Women, Sport, and Film - 2002
To deepen our understanding of the cultural values embedded in sports and to explore current values and power structures regarding men and women, it is necessary to investigate the effect that the media may possibly have in influencing beliefs about gender-appropriate sport behavior. The media is a powerful factor which influences our beliefs, attitudes, and the values we have of ourselves and others as well as the world surrounding us. It seems that the televised coverage of athletics continues to reinforce the ongoing division between males and females, and to reproduce traditional expectations regarding femininity and masculinity.
One is able to witness the biased attitude directed toward the individual who attempts to participate in a sport that is non-traditional to his/her gender. Figure skating, for example, has been dominated for many years by women. Often if a person refers to figure skating, it is natural to automatically think of a female athlete because of the many more women who have participated in the sport than men. However, if a man chooses to figure skate he is generally referred to, by others, as a homosexual. Most likely this accusation of being gay has developed because figure skating is viewed as a popular women's sport, and regarded as somewhat of a delicate and feminine sport. Opposing this feminine image, men are generally perceived as being tough and masculine. If men do not maintain this expected image, and choose to participate in sports that have been dominated mostly by women, their sexuality is questioned. Comments like, "Wow, what a Fag," are often directed toward male figure skaters when viewed by spectators. This is very unfair and hurtful to the victims of this false perception.
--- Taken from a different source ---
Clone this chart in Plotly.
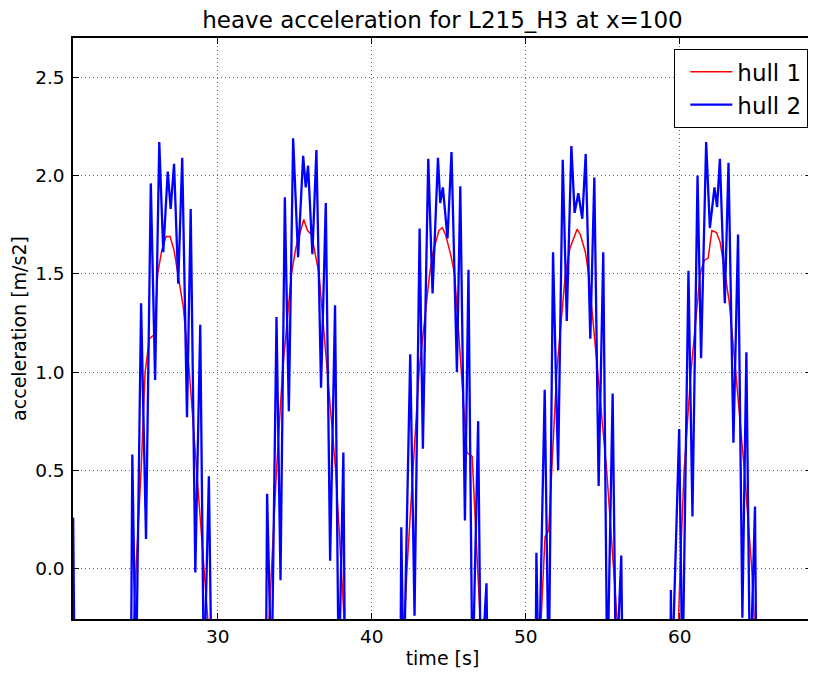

Aside from males participating in figure skating, women boxers are generally viewed by others as "manly." This is one of the most offensive terms a person can call a female boxer. The word degrades femininity, especially when referring to a woman who chooses to be active in a sport that is non-tradition to her gender and has nothing at all to do with her femininity. In the film Girl Fight the main character, Diana, chooses to train to become a boxer. It is apparent that Diana is not a lesbian because she has a boyfriend, so her sexuality is not the issue in this film. However, because she is a female in a male-dominated sport, Diana does not generate the support of many people when she proposes her idea about boxing. Boxing is considered "inappropriate" for her because she is a female. The trainer tells her that he cannot work with her, but Diana does not allow this to stop her. The time, devotion, heart, and desire she gives are all key elements in her efforts to becoming a successful boxer.
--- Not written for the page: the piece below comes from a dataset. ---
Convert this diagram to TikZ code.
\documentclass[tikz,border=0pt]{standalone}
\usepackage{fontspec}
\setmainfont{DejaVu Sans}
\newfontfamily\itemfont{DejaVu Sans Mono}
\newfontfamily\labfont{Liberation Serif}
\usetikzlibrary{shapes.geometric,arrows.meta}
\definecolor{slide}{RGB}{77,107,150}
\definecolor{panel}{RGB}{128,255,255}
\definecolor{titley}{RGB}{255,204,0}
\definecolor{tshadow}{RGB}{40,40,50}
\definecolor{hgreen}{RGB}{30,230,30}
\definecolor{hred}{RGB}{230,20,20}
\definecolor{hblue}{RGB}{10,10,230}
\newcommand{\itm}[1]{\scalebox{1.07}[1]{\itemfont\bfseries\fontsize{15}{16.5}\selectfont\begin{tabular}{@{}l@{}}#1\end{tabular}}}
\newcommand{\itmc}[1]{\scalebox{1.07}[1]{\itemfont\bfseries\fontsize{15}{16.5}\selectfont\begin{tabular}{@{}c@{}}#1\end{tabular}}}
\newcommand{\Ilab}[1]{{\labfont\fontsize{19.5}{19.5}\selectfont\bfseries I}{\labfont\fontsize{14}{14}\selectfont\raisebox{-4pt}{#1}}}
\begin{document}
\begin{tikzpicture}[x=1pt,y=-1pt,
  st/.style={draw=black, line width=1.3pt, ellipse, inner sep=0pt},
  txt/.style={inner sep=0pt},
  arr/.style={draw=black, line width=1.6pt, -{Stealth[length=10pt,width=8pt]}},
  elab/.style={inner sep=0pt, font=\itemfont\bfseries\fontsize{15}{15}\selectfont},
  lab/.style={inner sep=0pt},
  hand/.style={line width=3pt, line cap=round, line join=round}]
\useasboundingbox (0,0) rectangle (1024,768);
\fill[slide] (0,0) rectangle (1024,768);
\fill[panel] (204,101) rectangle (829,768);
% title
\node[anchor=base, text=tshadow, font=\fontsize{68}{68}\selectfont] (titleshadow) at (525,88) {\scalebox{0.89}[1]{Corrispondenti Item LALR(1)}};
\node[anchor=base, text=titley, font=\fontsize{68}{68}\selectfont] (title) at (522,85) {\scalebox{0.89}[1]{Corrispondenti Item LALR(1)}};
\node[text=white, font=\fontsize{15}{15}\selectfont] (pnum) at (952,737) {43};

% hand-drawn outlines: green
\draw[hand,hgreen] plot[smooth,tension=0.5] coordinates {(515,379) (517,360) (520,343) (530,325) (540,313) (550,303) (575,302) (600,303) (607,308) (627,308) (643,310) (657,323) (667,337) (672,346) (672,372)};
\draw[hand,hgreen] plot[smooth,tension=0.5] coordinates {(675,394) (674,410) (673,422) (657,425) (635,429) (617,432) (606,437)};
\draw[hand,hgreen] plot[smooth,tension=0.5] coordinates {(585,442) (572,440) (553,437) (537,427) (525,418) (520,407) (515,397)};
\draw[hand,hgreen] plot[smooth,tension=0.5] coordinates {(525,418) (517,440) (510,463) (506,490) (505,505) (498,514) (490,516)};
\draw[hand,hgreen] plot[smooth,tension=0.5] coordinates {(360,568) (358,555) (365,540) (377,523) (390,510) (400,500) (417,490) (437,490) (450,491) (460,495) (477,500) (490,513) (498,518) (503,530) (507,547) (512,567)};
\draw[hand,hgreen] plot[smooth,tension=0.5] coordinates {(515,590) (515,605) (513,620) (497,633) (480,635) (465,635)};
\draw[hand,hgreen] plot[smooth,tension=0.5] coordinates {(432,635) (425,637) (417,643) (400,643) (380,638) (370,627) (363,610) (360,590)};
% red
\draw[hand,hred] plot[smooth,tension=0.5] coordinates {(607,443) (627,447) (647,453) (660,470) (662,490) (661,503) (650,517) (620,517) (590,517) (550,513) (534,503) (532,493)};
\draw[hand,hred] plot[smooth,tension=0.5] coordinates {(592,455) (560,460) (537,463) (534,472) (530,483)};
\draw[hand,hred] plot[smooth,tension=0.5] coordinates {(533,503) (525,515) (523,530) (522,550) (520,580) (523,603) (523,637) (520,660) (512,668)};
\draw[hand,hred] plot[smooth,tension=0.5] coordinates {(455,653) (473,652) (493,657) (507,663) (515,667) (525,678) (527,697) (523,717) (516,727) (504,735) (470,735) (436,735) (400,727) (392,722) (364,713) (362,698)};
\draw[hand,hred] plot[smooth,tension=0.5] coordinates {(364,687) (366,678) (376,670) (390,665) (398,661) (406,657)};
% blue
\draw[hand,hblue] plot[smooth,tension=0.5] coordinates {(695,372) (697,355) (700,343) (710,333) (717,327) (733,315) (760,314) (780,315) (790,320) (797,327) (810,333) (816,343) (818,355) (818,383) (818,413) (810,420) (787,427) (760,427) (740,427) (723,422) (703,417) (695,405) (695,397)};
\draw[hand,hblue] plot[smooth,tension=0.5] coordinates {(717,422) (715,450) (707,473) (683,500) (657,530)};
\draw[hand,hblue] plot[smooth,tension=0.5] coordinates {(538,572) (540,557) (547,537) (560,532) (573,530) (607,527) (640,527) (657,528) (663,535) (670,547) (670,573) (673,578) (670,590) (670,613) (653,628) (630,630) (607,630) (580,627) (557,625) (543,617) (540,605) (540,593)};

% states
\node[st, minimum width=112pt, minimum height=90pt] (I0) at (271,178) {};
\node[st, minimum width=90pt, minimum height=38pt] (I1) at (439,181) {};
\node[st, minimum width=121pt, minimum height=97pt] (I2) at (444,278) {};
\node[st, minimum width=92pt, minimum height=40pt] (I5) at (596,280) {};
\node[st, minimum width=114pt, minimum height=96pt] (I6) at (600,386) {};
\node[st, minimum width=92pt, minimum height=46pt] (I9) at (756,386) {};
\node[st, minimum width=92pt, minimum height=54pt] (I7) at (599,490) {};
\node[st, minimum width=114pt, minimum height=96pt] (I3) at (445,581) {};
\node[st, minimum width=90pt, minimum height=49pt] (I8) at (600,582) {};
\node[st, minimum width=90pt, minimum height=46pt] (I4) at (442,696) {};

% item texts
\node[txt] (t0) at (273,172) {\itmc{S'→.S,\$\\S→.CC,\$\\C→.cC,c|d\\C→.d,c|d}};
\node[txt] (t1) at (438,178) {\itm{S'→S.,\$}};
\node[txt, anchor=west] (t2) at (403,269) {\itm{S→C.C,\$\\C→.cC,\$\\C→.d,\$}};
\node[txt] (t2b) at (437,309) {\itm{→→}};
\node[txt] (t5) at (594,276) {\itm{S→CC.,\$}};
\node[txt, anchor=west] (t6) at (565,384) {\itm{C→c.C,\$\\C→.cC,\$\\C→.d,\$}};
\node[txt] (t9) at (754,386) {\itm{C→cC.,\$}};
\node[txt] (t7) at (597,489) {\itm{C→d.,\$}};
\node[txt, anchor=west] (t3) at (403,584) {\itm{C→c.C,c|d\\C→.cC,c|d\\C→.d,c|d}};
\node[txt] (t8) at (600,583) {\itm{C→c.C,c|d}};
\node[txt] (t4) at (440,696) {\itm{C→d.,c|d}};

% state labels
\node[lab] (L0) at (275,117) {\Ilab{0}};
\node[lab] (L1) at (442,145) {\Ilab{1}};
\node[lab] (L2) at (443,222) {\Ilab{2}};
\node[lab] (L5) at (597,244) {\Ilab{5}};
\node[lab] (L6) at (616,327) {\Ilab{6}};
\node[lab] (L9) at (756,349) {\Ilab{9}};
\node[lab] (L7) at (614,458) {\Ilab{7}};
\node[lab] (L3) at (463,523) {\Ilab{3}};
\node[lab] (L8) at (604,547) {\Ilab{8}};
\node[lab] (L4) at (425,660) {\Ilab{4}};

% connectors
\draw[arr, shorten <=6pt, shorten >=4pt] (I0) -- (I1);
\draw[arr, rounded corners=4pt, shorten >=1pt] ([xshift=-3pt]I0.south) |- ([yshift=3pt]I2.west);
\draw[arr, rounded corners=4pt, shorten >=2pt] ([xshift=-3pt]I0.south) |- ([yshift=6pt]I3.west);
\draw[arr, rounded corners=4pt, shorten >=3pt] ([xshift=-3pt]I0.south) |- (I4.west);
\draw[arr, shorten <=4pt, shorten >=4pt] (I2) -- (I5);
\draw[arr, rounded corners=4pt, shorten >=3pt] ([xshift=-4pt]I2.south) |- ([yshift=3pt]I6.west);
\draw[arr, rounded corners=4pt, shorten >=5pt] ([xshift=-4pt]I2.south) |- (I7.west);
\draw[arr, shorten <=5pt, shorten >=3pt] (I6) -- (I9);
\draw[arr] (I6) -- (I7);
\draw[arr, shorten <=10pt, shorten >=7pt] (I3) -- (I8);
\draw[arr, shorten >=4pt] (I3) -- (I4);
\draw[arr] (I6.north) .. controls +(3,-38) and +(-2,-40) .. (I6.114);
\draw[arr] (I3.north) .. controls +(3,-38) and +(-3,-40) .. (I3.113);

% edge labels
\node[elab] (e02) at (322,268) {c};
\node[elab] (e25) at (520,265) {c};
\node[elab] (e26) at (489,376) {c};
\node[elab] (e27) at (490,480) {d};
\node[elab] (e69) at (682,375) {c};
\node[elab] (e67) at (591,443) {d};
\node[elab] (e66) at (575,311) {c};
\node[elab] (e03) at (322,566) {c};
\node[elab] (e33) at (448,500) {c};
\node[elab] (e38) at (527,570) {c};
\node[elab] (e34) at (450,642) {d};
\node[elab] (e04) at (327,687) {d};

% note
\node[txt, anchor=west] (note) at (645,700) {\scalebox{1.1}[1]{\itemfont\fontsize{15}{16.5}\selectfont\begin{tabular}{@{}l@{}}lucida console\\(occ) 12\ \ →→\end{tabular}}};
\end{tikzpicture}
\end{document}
Both men and women undergo social costs when participating in a sport that is non-traditional to their gender. As an athlete and spectator, I have witnessed the emotional torture that a female experiences as a result of playing a sport that is dominated by men. My cousin Erin absolutely loves that game of football. Although she does not allow it to stop her, she is hassled by the males and females who surround her. She is often referred to as "man-child," simply because she enjoys the sport. This is very emotionally tough for her because of her love for and dedication to the sport. Individuals like Erin may not realize it, but by participating in a sport that is dominated by the opposite sex, she is paving the way for women to eventually gain the social and cultural acceptance needed in order to not feel different because of playing such a sport as football.
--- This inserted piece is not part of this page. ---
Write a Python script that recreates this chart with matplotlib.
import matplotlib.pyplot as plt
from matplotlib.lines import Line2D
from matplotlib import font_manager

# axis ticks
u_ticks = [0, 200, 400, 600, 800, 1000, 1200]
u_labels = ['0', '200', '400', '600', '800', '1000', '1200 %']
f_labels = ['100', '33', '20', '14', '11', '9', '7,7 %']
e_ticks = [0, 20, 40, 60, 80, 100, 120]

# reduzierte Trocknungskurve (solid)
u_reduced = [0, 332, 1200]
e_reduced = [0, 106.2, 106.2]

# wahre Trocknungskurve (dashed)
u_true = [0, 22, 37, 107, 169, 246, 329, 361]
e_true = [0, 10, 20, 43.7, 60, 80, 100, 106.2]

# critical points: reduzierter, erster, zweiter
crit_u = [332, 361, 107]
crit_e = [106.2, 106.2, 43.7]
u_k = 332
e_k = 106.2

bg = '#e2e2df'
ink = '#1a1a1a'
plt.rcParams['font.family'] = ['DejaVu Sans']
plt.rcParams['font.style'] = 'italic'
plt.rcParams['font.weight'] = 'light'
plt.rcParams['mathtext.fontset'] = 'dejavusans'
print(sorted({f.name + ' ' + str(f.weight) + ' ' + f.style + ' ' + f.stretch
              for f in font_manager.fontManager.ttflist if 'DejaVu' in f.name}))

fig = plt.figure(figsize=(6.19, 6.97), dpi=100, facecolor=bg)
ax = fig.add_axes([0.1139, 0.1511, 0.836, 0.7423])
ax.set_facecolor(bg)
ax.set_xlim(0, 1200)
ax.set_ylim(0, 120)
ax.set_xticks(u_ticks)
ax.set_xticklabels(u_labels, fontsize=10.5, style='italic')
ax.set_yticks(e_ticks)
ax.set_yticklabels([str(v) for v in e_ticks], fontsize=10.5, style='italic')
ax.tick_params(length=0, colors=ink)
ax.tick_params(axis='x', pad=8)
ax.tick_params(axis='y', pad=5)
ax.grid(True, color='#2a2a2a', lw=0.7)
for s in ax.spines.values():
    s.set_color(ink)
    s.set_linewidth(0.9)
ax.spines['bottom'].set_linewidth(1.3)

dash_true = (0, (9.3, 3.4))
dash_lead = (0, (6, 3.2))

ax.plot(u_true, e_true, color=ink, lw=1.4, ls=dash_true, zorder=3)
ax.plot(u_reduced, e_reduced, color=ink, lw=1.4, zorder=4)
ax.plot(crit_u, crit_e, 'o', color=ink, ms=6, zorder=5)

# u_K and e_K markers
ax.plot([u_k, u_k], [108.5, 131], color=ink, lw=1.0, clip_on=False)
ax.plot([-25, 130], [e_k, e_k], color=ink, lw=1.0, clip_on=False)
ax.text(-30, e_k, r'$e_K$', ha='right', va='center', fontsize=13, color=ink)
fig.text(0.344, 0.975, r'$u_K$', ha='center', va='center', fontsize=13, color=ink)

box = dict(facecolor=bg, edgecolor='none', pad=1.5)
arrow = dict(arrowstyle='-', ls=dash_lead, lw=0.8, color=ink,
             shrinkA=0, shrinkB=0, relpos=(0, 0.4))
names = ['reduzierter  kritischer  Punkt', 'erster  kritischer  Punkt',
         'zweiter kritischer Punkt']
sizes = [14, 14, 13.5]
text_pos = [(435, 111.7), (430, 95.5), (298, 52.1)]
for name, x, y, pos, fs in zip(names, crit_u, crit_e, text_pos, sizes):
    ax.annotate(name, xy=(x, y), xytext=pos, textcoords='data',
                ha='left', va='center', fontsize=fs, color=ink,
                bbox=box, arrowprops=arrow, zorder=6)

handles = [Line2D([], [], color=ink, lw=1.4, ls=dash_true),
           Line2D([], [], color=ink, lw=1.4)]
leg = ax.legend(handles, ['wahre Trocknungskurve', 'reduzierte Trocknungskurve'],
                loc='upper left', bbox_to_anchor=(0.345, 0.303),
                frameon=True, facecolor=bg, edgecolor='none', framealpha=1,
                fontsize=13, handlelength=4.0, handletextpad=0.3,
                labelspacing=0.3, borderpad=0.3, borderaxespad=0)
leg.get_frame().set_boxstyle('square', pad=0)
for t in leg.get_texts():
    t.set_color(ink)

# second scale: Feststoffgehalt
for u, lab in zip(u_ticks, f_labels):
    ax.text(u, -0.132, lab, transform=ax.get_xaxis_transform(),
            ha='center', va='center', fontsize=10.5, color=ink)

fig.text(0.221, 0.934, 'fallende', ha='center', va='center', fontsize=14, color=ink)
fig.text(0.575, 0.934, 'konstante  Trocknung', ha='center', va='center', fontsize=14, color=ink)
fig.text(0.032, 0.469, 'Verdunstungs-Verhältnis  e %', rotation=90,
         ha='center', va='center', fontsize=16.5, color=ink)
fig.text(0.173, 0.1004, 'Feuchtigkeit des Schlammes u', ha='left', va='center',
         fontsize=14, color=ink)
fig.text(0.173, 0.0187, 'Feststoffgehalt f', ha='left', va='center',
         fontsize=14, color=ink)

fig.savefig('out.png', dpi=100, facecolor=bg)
Aside from the costs, there are also benefits when individuals choose to play a sport that is non-traditional to his/her gender. While the constant struggle remains for men and women who participate in sports that are dominated by the opposite sex, almost all sports that exist today have been made coed as a result of this struggle. There are even women body builders competing today. The ongoing fight for acceptance in sports that are non-traditional for the two sexes is truly beginning to be apparent. A male who figure skates not only benefits himself, but also his culture. Just because a male chooses to play a sport that is dominated by women does not, by any means, infer that he is a homosexual. Society must realize that sports are open to anyone, male or female. Women are just as capable as men of working hard and succeeding, and vise versa. The efforts of these brave pioneers who are proving their capability in sports dominated by the opposing sex is slowly helping them gain social and cultural acceptance for their particular gender. Sadly it has bee a long and hard road and will likely continue to be a bumpy ride.
Despite the struggle for success, males and females who choose to play sports that
are non-traditional to their gender benefit socially and culturally. Those athletes who
dare to compete are paving the way towards a society where gender acceptance and
equality exist. However, for every benefit, there is generally a cost. In the world of
sports, it is fairly obvious that people have experienced many costs including insults,
ridicule, and lack of acceptance, but the benefits gained are much more vital to sports
and the future of athletics. Competing in sports that are non-traditional to one's gender
can only make society stronger, and our culture more unified.